### Problem
Exactly retype the lines from the top of the data through the line containing "(11,10) -- (625,10);", leaving out every picture.
■ ■ ■ ■ ■
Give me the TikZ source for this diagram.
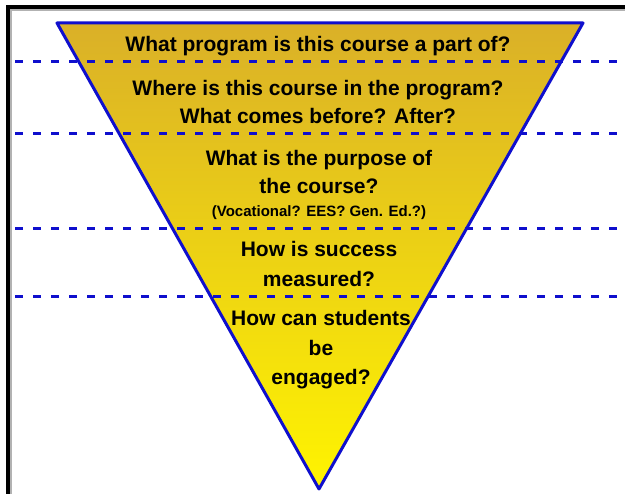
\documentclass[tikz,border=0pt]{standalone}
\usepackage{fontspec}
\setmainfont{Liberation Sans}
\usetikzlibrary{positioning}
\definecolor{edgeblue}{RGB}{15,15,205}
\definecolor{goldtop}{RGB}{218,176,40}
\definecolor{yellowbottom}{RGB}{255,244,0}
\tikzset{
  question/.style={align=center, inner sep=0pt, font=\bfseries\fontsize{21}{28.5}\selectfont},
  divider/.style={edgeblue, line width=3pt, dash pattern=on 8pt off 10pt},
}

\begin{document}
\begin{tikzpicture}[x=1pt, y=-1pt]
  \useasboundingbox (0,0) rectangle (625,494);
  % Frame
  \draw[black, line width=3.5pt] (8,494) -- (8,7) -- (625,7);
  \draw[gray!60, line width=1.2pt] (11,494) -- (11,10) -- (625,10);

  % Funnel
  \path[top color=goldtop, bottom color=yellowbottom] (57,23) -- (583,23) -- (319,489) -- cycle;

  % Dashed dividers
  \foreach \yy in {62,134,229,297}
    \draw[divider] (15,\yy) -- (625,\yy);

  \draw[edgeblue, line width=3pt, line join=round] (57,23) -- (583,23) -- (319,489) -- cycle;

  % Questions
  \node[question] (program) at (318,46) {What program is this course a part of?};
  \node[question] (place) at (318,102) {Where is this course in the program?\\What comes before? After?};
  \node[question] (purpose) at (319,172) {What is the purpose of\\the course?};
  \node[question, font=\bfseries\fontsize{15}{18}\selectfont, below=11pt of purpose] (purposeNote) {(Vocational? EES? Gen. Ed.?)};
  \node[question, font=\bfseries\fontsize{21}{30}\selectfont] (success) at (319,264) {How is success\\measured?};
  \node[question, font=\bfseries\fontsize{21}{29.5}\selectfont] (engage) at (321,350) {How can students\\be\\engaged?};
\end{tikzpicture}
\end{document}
■ ■ ■ ■ ■
### Reply
Give me the TikZ source for this diagram.
\documentclass[tikz,border=0pt]{standalone}
\usepackage{fontspec}
\setmainfont{Liberation Sans}
\usetikzlibrary{positioning}
\definecolor{edgeblue}{RGB}{15,15,205}
\definecolor{goldtop}{RGB}{218,176,40}
\definecolor{yellowbottom}{RGB}{255,244,0}
\tikzset{
  question/.style={align=center, inner sep=0pt, font=\bfseries\fontsize{21}{28.5}\selectfont},
  divider/.style={edgeblue, line width=3pt, dash pattern=on 8pt off 10pt},
}

\begin{document}
\begin{tikzpicture}[x=1pt, y=-1pt]
  \useasboundingbox (0,0) rectangle (625,494);
  % Frame
  \draw[black, line width=3.5pt] (8,494) -- (8,7) -- (625,7);
  \draw[gray!60, line width=1.2pt] (11,494) -- (11,10) -- (625,10);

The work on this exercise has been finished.